There are many lessons to be learned in this crazy life. Some lessons are learned years and years after a life-changing event--we can only see pain at the time, but when we look back we see that it was all a giant blessing in disguise. Our biggest hearbreaks can turn out to be life's greatest blessings. In my early 20s, the most hurt I had ever been was in the let-down of learning who M. really was. Pushing 30 now, I can see that there has been no blessing in my life greater than my husband and my daughter. And without the heartbreaks that got me here, I could never have achieved so much happiness.

Friday, May 15, 2009

my first gracie heartbreak


One of Gracie's favorite books is about a little bunny who is playing hide and seek with his mommy but has trouble finding an appropriate hiding place. It's kind of a stupid book because the bunny never really finds a hiding place, but his mommy says at the end, "Little bunny, aren't you smart? Finding you is my favorite part!" Anyway. I always interject the phrase, "But thank you anyway" when bunny tells one of his friends why he is unable to hide with them. I do this because I really want Grace to learn to be polite and have manners. It's something that is so easy to forget as we rush through the daily craziness of life. I never really gave much thought, however, to the fact that other people may not always show her politeness in kind.

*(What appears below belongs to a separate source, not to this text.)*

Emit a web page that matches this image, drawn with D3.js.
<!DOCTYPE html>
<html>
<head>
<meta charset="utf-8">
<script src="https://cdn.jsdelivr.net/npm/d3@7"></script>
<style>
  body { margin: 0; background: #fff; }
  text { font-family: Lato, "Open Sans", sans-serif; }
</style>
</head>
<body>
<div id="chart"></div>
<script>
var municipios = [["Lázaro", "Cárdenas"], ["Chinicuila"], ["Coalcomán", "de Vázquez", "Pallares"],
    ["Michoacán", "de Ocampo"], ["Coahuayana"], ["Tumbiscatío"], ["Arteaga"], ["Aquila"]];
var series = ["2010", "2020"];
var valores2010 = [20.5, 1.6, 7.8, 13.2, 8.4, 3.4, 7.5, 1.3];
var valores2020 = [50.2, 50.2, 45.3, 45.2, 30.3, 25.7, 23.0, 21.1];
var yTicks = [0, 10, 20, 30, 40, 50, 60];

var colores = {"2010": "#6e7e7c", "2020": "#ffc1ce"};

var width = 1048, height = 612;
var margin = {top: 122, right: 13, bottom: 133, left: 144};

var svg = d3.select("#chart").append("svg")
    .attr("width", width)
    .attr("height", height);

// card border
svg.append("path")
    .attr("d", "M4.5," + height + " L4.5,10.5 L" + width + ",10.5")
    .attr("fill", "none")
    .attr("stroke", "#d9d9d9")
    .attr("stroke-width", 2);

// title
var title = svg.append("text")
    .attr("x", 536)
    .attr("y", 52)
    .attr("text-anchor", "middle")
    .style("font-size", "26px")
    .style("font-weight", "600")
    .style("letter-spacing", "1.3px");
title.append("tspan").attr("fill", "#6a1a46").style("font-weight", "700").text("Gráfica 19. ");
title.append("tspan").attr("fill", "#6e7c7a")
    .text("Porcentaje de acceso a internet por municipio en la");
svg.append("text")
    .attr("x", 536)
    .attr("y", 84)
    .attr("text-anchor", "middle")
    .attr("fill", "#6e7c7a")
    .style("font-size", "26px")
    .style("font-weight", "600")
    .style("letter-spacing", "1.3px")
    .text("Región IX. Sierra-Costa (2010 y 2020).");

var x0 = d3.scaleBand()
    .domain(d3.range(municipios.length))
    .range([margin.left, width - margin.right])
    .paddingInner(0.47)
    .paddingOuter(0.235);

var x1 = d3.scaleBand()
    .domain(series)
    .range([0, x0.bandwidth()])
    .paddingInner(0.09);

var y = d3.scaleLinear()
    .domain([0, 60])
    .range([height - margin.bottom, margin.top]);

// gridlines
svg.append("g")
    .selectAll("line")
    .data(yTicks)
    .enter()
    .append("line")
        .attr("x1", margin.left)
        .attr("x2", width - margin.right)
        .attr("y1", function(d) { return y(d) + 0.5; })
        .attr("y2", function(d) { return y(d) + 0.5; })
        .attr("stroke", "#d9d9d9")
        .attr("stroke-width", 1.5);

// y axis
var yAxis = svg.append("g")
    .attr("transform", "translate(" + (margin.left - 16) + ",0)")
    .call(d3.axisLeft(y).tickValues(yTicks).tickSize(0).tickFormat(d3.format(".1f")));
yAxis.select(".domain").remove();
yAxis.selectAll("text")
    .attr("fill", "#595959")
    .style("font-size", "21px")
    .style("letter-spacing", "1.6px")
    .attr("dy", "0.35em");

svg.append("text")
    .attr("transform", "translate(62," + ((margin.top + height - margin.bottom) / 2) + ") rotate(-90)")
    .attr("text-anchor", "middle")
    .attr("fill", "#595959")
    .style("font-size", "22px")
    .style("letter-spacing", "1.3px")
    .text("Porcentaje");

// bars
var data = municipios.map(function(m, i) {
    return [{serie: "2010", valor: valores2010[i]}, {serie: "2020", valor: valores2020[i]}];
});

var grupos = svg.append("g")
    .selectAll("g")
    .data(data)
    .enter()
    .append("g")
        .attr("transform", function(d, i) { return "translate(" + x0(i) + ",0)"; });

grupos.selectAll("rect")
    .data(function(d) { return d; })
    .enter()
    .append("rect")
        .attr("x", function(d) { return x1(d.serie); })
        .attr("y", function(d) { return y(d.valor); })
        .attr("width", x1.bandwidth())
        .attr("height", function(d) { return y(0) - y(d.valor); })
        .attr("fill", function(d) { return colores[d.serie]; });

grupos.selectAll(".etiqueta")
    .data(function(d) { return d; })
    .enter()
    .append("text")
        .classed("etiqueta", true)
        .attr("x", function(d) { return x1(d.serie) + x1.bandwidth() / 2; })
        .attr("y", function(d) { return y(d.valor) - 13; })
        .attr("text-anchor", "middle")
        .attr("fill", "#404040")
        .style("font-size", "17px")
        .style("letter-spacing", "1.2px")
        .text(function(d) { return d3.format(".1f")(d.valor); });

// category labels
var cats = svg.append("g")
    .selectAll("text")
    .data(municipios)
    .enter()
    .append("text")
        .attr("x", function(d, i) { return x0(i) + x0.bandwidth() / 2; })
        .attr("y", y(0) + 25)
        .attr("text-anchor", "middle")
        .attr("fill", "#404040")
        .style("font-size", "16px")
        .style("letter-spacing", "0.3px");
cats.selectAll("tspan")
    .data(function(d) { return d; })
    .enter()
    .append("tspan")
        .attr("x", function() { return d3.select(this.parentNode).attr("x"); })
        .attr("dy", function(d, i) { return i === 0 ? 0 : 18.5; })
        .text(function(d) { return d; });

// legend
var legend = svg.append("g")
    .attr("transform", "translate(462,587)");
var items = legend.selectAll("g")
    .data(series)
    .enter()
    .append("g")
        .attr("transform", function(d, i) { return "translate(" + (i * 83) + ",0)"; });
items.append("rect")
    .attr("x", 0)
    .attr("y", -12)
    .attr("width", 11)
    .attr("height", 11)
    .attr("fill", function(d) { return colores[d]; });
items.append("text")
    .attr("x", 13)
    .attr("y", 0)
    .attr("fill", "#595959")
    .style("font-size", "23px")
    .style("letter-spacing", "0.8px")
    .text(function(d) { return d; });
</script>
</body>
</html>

The other day at the library there was a cute little girl, around 2 or 3 years old, playing quietly with a stuffed frog. Gracie eyed up that frog and made her approach. But as she crawled closer and closer to the frog, the little girl pulled the frog further and further away from Grace. I think Grace thought it was a game. She'd sit for a moment just looking at the girl, a little confused, and then make her move again, only to have the frog pulled away. I sat watching from the other side of the colorful rug. And my heart broke. I don't think Grace knew that the girl didn't want her anywhere near her frog, but I knew. And seeing that Grace didn't get mad, that she persisted and, maybe, wondered why she couldn't get that frog made me want to yell across the rug at the little girl's mommy, "Hey! Make youre kid share, would you!?"

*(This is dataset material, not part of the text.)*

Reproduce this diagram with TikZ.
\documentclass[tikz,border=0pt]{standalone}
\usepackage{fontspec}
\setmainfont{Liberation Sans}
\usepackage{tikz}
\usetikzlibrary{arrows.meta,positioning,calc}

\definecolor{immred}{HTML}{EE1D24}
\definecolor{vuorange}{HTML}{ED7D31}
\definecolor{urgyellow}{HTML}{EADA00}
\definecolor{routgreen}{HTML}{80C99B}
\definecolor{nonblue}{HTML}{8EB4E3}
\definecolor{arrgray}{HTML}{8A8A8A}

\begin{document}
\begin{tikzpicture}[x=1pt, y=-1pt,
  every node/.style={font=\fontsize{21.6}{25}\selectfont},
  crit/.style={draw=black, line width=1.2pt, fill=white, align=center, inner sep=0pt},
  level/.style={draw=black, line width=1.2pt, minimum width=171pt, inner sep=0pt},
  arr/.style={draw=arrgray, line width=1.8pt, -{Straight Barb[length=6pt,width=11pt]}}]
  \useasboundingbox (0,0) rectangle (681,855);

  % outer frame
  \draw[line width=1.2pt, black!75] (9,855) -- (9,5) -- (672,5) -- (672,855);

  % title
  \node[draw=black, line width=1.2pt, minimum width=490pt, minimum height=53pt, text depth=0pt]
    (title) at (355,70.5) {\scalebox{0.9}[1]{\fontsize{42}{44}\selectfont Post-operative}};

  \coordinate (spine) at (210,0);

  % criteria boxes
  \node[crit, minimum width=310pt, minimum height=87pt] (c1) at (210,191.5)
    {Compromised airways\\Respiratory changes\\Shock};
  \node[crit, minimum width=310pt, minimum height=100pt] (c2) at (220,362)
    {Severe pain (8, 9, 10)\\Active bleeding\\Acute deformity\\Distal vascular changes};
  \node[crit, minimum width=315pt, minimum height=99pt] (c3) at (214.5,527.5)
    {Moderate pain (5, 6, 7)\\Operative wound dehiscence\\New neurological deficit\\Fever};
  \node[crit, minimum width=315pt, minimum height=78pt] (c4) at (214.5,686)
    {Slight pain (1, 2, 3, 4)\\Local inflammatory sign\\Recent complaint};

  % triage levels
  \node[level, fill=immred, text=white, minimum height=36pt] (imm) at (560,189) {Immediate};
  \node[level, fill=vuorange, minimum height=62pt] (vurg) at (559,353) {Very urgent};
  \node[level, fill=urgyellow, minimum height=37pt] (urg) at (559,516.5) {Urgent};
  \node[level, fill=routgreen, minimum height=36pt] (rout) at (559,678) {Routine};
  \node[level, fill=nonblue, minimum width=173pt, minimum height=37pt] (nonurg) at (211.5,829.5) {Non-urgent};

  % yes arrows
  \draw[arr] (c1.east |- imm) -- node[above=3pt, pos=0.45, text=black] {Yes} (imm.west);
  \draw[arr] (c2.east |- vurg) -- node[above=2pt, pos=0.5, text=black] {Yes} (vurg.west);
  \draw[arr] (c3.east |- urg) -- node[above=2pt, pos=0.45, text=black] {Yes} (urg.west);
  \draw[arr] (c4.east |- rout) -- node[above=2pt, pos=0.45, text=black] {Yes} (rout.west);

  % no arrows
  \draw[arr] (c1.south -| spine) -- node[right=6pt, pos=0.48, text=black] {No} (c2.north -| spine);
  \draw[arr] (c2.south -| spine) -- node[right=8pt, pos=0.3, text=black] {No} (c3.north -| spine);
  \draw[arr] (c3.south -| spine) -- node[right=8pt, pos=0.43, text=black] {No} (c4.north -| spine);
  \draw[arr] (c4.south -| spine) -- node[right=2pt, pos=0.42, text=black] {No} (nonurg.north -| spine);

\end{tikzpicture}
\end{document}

Ultimately, Grace ended up with the frog, but that really isn't the point of my story. Nor is my point to say the little girl was naughty. She wasn't. She was just being 2 or 3 years old, probably accustomed to having to fight for her stuff since she had a big brother only slightly older than herself. My point is that I never realized how much it would hurt to see my baby having to fend for herself in a world that is not always kind. I've written in this blog several times about how my greatest wishes for Gracie are that she treats people with kindness, that she's thoughtful and caring when it comes to the feelings and needs of others. But what about how she deals with the cruelty that will inevitably befall her in life?

I realize cruelty is a strong word when talking about kids not sharing their toys, but isn't this how it all starts? The gateway drug into bullyiing and gossip--true evils that any school aged kid will be subject to at one time or another. It's funny. I would never wish to go back to the times in my life when I felt victimized by a bully, mean words, kids unwilling to share--and God knows there were many. But I'd live those moments over every day if it meant that Gracie would never have to.

Wednesday, May 13, 2009

miss personality

Well, today was Grace's first school-like experience. We went to the library for Books and Babies, where babies sat on their moms' laps and sang songs, played clapping games, and listened to the librarian read a fun book. That is, most of the babies sat on their moms' laps...but not Gracie. Instead, Grace crawled around on the colorful rug, examining the bright letters and shapes in it, approaching other babies and waving at them, and then getting into her downward dog yoga pose to check out the view of the other moms from between her legs. I was at a bit of a loss. Do I go after her, rein her in? Or do I let Gracie be Gracie? I chose the latter. My baby is definitely an explorer! I'm so glad that she loves to engage with the world--to touch it, taste it, and knock it right over--rather than to sit as an obedient bystander.